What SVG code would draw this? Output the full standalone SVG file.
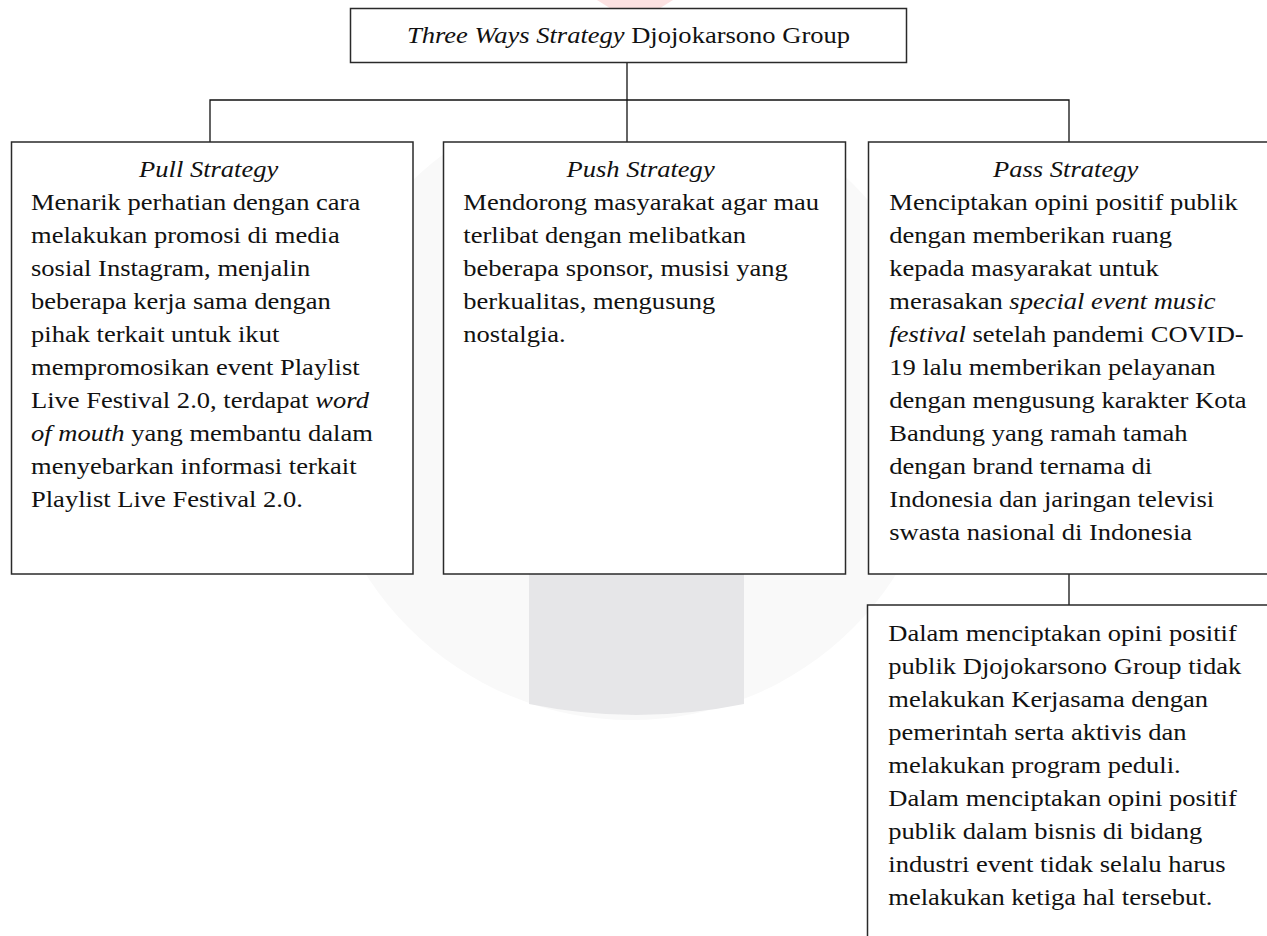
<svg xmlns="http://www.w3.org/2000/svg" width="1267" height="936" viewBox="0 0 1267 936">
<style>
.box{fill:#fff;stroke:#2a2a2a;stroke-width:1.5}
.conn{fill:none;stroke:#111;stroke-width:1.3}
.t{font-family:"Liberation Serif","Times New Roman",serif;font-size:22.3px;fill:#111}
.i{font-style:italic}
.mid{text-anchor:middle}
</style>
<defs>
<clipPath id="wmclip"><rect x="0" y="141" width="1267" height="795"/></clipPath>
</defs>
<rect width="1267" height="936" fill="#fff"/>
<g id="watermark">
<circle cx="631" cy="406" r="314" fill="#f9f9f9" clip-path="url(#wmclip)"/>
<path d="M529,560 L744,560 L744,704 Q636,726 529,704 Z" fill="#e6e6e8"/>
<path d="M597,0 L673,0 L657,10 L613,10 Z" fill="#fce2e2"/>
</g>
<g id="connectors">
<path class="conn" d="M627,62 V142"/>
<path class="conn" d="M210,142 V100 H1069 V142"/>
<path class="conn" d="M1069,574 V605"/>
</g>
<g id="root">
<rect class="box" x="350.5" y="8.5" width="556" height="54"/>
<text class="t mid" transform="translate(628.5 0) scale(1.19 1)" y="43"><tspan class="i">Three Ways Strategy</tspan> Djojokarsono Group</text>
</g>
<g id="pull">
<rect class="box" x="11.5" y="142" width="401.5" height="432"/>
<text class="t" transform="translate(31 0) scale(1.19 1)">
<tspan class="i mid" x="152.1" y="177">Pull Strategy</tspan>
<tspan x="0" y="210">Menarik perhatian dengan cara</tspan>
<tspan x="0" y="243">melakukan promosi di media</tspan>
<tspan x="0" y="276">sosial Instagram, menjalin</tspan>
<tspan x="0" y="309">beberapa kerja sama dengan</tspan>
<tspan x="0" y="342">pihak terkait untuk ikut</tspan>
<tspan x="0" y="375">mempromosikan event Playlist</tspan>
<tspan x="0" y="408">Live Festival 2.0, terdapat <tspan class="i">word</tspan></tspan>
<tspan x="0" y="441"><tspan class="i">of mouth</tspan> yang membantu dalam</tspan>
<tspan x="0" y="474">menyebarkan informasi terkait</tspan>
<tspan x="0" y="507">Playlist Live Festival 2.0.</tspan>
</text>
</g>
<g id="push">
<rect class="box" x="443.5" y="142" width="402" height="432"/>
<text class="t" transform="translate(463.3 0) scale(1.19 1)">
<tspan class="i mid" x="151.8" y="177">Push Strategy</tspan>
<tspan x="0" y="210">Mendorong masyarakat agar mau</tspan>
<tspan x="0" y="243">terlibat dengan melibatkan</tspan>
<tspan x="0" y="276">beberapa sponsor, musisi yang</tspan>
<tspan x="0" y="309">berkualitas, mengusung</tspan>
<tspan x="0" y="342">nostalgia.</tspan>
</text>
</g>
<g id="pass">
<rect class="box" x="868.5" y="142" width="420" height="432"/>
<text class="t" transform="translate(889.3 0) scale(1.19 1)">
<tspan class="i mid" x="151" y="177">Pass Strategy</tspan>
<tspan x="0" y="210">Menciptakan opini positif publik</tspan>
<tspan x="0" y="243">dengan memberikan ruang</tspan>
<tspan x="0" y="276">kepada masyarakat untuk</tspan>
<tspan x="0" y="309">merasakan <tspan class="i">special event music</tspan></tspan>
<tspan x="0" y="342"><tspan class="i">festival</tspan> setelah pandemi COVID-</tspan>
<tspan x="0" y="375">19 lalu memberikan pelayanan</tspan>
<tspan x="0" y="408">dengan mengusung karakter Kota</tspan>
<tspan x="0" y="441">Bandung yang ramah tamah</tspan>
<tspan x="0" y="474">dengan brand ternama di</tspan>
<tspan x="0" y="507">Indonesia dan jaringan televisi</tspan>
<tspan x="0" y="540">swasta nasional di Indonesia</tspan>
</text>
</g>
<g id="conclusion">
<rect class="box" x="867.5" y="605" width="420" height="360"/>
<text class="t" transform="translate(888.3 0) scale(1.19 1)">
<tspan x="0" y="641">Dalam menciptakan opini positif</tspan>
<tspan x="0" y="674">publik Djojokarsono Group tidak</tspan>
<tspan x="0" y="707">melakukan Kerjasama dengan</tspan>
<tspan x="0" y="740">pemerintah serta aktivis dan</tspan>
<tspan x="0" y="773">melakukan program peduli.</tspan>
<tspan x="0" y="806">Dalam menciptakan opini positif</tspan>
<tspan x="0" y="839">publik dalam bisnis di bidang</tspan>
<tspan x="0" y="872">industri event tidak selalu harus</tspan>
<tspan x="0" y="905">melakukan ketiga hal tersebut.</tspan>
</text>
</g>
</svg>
----
▸ SET TASK
Output all of the data exactly as it stands, minus any images.

▸ OUTPUT
What SVG code would draw this? Output the full standalone SVG file.
<svg xmlns="http://www.w3.org/2000/svg" width="1267" height="936" viewBox="0 0 1267 936">
<style>
.box{fill:#fff;stroke:#2a2a2a;stroke-width:1.5}
.conn{fill:none;stroke:#111;stroke-width:1.3}
.t{font-family:"Liberation Serif","Times New Roman",serif;font-size:22.3px;fill:#111}
.i{font-style:italic}
.mid{text-anchor:middle}
</style>
<defs>
<clipPath id="wmclip"><rect x="0" y="141" width="1267" height="795"/></clipPath>
</defs>
<rect width="1267" height="936" fill="#fff"/>
<g id="watermark">
<circle cx="631" cy="406" r="314" fill="#f9f9f9" clip-path="url(#wmclip)"/>
<path d="M529,560 L744,560 L744,704 Q636,726 529,704 Z" fill="#e6e6e8"/>
<path d="M597,0 L673,0 L657,10 L613,10 Z" fill="#fce2e2"/>
</g>
<g id="connectors">
<path class="conn" d="M627,62 V142"/>
<path class="conn" d="M210,142 V100 H1069 V142"/>
<path class="conn" d="M1069,574 V605"/>
</g>
<g id="root">
<rect class="box" x="350.5" y="8.5" width="556" height="54"/>
<text class="t mid" transform="translate(628.5 0) scale(1.19 1)" y="43"><tspan class="i">Three Ways Strategy</tspan> Djojokarsono Group</text>
</g>
<g id="pull">
<rect class="box" x="11.5" y="142" width="401.5" height="432"/>
<text class="t" transform="translate(31 0) scale(1.19 1)">
<tspan class="i mid" x="152.1" y="177">Pull Strategy</tspan>
<tspan x="0" y="210">Menarik perhatian dengan cara</tspan>
<tspan x="0" y="243">melakukan promosi di media</tspan>
<tspan x="0" y="276">sosial Instagram, menjalin</tspan>
<tspan x="0" y="309">beberapa kerja sama dengan</tspan>
<tspan x="0" y="342">pihak terkait untuk ikut</tspan>
<tspan x="0" y="375">mempromosikan event Playlist</tspan>
<tspan x="0" y="408">Live Festival 2.0, terdapat <tspan class="i">word</tspan></tspan>
<tspan x="0" y="441"><tspan class="i">of mouth</tspan> yang membantu dalam</tspan>
<tspan x="0" y="474">menyebarkan informasi terkait</tspan>
<tspan x="0" y="507">Playlist Live Festival 2.0.</tspan>
</text>
</g>
<g id="push">
<rect class="box" x="443.5" y="142" width="402" height="432"/>
<text class="t" transform="translate(463.3 0) scale(1.19 1)">
<tspan class="i mid" x="151.8" y="177">Push Strategy</tspan>
<tspan x="0" y="210">Mendorong masyarakat agar mau</tspan>
<tspan x="0" y="243">terlibat dengan melibatkan</tspan>
<tspan x="0" y="276">beberapa sponsor, musisi yang</tspan>
<tspan x="0" y="309">berkualitas, mengusung</tspan>
<tspan x="0" y="342">nostalgia.</tspan>
</text>
</g>
<g id="pass">
<rect class="box" x="868.5" y="142" width="420" height="432"/>
<text class="t" transform="translate(889.3 0) scale(1.19 1)">
<tspan class="i mid" x="151" y="177">Pass Strategy</tspan>
<tspan x="0" y="210">Menciptakan opini positif publik</tspan>
<tspan x="0" y="243">dengan memberikan ruang</tspan>
<tspan x="0" y="276">kepada masyarakat untuk</tspan>
<tspan x="0" y="309">merasakan <tspan class="i">special event music</tspan></tspan>
<tspan x="0" y="342"><tspan class="i">festival</tspan> setelah pandemi COVID-</tspan>
<tspan x="0" y="375">19 lalu memberikan pelayanan</tspan>
<tspan x="0" y="408">dengan mengusung karakter Kota</tspan>
<tspan x="0" y="441">Bandung yang ramah tamah</tspan>
<tspan x="0" y="474">dengan brand ternama di</tspan>
<tspan x="0" y="507">Indonesia dan jaringan televisi</tspan>
<tspan x="0" y="540">swasta nasional di Indonesia</tspan>
</text>
</g>
<g id="conclusion">
<rect class="box" x="867.5" y="605" width="420" height="360"/>
<text class="t" transform="translate(888.3 0) scale(1.19 1)">
<tspan x="0" y="641">Dalam menciptakan opini positif</tspan>
<tspan x="0" y="674">publik Djojokarsono Group tidak</tspan>
<tspan x="0" y="707">melakukan Kerjasama dengan</tspan>
<tspan x="0" y="740">pemerintah serta aktivis dan</tspan>
<tspan x="0" y="773">melakukan program peduli.</tspan>
<tspan x="0" y="806">Dalam menciptakan opini positif</tspan>
<tspan x="0" y="839">publik dalam bisnis di bidang</tspan>
<tspan x="0" y="872">industri event tidak selalu harus</tspan>
<tspan x="0" y="905">melakukan ketiga hal tersebut.</tspan>
</text>
</g>
</svg>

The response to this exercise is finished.